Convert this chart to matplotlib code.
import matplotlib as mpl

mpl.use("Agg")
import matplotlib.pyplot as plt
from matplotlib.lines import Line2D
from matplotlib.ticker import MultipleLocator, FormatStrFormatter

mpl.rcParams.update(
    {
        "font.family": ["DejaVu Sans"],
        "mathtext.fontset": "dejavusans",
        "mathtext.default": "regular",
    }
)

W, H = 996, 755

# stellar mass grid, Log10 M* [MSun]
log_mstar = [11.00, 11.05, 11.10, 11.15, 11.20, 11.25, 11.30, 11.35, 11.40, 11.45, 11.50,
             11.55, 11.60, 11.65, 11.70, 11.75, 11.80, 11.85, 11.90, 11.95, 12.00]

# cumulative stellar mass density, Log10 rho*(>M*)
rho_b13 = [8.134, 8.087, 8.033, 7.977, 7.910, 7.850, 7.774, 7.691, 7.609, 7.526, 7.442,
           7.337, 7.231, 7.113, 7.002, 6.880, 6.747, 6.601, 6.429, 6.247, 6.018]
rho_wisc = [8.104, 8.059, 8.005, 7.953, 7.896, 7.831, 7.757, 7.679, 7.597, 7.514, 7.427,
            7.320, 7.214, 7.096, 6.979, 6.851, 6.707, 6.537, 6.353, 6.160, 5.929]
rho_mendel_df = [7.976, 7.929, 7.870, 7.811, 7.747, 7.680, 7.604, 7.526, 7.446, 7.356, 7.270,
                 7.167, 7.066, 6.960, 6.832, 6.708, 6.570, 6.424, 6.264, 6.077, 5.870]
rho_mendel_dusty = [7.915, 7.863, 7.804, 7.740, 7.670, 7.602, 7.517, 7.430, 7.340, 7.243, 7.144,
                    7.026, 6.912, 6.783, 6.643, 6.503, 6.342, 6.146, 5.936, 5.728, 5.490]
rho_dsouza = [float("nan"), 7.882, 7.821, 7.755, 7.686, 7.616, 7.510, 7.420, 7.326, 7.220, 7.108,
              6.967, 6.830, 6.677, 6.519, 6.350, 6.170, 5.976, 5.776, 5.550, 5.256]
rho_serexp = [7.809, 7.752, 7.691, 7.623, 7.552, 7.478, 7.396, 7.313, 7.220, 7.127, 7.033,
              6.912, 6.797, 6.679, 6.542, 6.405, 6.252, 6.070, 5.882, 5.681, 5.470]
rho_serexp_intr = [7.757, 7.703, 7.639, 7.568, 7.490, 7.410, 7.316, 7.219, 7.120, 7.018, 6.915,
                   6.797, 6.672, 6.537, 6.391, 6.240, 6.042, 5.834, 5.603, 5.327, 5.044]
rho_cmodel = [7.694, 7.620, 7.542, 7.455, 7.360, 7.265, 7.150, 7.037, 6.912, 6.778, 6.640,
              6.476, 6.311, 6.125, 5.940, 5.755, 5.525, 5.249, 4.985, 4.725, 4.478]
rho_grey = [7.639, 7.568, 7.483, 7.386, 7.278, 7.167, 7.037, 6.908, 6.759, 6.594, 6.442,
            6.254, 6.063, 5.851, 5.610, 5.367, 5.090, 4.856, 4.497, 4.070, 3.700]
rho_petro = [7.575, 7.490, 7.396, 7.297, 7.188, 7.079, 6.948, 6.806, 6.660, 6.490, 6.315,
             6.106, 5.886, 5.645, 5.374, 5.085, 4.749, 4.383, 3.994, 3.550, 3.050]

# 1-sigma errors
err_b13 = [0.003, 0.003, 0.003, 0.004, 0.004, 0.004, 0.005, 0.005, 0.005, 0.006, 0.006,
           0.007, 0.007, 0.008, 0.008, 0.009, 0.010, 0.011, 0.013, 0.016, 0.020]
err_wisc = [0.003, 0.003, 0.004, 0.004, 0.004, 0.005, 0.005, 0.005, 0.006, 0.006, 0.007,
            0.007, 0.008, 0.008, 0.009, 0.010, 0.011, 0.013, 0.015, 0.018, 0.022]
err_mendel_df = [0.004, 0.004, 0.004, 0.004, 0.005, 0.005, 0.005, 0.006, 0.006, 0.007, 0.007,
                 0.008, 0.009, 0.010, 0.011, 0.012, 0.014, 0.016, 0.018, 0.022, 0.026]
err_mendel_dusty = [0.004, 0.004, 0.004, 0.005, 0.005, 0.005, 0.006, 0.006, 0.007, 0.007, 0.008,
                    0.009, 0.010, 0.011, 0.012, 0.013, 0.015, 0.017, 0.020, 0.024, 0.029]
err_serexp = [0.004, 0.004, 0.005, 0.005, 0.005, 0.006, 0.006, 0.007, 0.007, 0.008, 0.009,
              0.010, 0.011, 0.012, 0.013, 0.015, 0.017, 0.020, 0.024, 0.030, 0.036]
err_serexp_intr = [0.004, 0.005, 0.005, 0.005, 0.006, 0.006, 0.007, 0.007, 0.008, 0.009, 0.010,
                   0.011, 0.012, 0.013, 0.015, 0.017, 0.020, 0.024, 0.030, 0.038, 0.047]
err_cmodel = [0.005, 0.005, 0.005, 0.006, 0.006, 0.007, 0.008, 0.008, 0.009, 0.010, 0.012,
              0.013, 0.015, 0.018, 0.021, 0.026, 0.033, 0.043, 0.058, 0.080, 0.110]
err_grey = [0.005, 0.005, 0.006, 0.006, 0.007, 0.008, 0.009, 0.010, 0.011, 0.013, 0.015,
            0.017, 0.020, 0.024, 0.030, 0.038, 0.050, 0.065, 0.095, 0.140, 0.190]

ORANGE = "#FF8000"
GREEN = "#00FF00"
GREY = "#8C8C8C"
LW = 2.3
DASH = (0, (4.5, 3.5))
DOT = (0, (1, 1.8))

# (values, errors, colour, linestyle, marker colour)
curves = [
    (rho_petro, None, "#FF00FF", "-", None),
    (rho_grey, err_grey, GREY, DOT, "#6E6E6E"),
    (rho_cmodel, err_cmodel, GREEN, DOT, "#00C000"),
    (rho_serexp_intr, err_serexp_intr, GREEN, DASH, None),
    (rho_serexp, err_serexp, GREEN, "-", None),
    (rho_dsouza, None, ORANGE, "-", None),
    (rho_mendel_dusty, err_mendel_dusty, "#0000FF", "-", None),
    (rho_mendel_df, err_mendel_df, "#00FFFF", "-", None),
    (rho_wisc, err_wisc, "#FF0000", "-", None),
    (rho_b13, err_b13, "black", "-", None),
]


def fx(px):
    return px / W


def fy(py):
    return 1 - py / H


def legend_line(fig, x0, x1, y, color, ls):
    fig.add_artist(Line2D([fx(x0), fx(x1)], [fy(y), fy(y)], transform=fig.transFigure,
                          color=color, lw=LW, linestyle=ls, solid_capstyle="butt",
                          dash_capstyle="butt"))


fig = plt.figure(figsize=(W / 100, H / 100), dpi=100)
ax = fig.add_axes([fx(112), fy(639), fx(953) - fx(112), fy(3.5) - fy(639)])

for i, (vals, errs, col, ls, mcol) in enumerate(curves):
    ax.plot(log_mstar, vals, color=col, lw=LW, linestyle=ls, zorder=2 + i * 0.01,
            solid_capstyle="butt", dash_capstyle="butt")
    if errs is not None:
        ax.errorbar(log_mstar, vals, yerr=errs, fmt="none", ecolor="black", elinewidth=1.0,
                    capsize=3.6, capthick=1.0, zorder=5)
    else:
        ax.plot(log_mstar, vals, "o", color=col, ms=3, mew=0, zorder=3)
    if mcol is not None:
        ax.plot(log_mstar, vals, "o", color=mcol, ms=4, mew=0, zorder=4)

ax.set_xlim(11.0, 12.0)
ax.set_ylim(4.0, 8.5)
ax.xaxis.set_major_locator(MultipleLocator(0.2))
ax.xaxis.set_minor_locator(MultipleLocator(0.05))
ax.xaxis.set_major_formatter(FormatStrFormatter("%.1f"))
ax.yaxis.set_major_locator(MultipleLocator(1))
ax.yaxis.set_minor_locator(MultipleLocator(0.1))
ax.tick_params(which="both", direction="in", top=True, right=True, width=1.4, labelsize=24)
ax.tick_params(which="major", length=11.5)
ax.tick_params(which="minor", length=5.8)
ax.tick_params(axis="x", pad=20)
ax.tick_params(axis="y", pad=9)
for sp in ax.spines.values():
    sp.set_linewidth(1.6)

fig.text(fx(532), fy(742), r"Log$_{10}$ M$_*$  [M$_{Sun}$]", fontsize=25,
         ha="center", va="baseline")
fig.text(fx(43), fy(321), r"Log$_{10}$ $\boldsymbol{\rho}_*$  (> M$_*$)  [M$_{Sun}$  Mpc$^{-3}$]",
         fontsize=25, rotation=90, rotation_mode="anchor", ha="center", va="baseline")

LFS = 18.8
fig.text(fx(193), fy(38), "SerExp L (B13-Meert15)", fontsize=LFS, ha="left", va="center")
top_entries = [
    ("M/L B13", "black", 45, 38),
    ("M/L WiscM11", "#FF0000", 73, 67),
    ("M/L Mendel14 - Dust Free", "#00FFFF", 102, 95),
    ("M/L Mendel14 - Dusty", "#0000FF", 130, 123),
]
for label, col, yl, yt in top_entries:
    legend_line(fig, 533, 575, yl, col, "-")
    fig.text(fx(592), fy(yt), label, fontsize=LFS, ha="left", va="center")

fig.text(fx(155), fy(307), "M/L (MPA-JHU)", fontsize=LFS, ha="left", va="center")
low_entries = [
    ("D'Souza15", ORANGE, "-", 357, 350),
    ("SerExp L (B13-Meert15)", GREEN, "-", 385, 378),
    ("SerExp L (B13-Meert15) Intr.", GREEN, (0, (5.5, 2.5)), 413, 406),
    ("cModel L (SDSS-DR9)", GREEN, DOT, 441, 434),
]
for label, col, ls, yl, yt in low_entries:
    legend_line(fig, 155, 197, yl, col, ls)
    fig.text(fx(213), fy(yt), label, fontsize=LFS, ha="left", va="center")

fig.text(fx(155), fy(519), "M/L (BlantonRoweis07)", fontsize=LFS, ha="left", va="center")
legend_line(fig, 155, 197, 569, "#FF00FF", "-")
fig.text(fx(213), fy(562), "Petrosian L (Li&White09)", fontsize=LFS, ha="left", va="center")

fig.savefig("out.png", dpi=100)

+===+

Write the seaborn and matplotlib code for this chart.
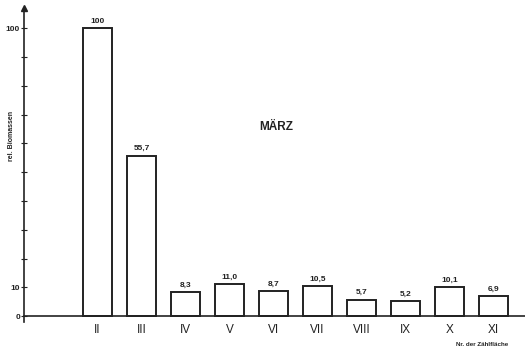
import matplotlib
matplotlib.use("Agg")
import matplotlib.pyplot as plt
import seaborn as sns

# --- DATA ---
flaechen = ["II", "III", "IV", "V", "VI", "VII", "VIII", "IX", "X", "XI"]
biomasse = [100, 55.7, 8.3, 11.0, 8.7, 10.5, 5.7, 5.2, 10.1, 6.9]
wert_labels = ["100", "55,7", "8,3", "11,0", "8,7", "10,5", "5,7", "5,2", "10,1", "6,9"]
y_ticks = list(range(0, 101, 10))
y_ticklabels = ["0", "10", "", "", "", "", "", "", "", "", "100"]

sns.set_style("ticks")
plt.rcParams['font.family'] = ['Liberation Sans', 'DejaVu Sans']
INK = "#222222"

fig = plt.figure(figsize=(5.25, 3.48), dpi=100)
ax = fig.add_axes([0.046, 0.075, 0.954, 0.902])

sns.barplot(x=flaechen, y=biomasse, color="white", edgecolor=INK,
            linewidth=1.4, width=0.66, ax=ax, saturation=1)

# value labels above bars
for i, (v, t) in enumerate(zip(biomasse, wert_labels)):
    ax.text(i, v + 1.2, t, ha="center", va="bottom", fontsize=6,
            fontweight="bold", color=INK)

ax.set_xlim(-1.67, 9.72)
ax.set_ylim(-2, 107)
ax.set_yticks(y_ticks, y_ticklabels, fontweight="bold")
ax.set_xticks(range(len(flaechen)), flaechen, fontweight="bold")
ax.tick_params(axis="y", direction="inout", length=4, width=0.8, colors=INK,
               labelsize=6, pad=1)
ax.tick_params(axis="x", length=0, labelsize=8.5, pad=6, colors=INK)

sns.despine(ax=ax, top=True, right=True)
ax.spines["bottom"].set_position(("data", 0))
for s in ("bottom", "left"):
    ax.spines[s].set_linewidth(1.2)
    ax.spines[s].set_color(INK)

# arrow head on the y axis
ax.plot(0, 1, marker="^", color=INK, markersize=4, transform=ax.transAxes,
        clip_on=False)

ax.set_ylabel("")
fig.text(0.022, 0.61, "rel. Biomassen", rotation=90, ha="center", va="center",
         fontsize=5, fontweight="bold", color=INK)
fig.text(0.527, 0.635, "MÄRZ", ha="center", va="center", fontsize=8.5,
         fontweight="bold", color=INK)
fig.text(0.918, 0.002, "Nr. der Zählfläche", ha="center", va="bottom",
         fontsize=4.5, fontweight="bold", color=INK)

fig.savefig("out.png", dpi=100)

+===+

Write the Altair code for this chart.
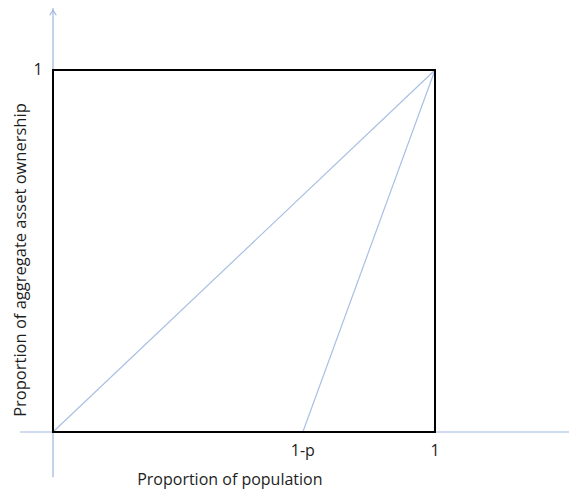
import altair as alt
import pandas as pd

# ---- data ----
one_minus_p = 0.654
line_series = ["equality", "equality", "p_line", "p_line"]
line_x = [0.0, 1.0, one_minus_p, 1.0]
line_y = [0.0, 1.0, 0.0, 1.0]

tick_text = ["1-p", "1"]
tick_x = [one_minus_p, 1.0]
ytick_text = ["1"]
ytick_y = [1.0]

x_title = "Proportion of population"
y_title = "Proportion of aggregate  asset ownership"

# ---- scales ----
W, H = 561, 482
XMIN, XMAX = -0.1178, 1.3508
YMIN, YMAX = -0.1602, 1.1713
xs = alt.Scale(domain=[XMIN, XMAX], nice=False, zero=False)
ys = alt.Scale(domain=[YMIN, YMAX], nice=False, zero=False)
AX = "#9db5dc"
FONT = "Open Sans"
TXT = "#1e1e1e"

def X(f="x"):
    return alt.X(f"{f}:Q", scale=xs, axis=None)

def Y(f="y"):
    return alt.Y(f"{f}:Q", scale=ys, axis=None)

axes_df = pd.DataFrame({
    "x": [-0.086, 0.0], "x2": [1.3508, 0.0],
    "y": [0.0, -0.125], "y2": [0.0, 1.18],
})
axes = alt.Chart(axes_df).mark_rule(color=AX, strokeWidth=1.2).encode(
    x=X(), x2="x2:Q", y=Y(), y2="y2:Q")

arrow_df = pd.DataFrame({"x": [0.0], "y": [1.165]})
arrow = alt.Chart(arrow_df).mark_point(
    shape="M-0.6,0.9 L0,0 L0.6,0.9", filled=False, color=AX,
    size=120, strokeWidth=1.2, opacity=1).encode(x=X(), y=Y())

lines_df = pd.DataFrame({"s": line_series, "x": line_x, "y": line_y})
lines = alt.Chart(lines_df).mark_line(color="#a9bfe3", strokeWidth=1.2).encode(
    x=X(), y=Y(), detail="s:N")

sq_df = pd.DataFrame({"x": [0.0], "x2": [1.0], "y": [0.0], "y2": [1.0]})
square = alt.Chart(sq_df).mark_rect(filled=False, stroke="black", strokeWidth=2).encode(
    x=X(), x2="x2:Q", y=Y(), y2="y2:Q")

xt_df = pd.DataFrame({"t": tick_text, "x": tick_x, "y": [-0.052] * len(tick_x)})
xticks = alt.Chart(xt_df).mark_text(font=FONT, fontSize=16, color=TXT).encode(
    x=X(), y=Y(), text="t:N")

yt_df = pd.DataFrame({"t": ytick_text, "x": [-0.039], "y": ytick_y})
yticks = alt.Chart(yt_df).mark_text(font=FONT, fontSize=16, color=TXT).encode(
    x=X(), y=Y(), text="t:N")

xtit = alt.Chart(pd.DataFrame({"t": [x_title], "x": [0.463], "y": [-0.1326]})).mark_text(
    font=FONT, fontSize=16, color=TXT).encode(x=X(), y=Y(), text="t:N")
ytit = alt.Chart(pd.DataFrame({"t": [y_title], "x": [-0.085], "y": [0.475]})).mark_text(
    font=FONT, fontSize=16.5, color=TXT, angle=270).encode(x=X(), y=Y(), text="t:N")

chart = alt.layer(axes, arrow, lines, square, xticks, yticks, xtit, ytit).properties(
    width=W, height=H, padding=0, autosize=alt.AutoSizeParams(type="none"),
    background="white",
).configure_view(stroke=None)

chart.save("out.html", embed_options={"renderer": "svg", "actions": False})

+===+

> _GOAL OF THE EXERCISE_: Exactly the lines from the one holding "Convert this chart to matplotlib code." through the one holding "11.90, 11.95, 12.00]" should be printed, ends included.

> _TASK ANSWER_:
Convert this chart to matplotlib code.
import matplotlib as mpl

mpl.use("Agg")
import matplotlib.pyplot as plt
from matplotlib.lines import Line2D
from matplotlib.ticker import MultipleLocator, FormatStrFormatter

mpl.rcParams.update(
    {
        "font.family": ["DejaVu Sans"],
        "mathtext.fontset": "dejavusans",
        "mathtext.default": "regular",
    }
)

W, H = 996, 755

# stellar mass grid, Log10 M* [MSun]
log_mstar = [11.00, 11.05, 11.10, 11.15, 11.20, 11.25, 11.30, 11.35, 11.40, 11.45, 11.50,
             11.55, 11.60, 11.65, 11.70, 11.75, 11.80, 11.85, 11.90, 11.95, 12.00]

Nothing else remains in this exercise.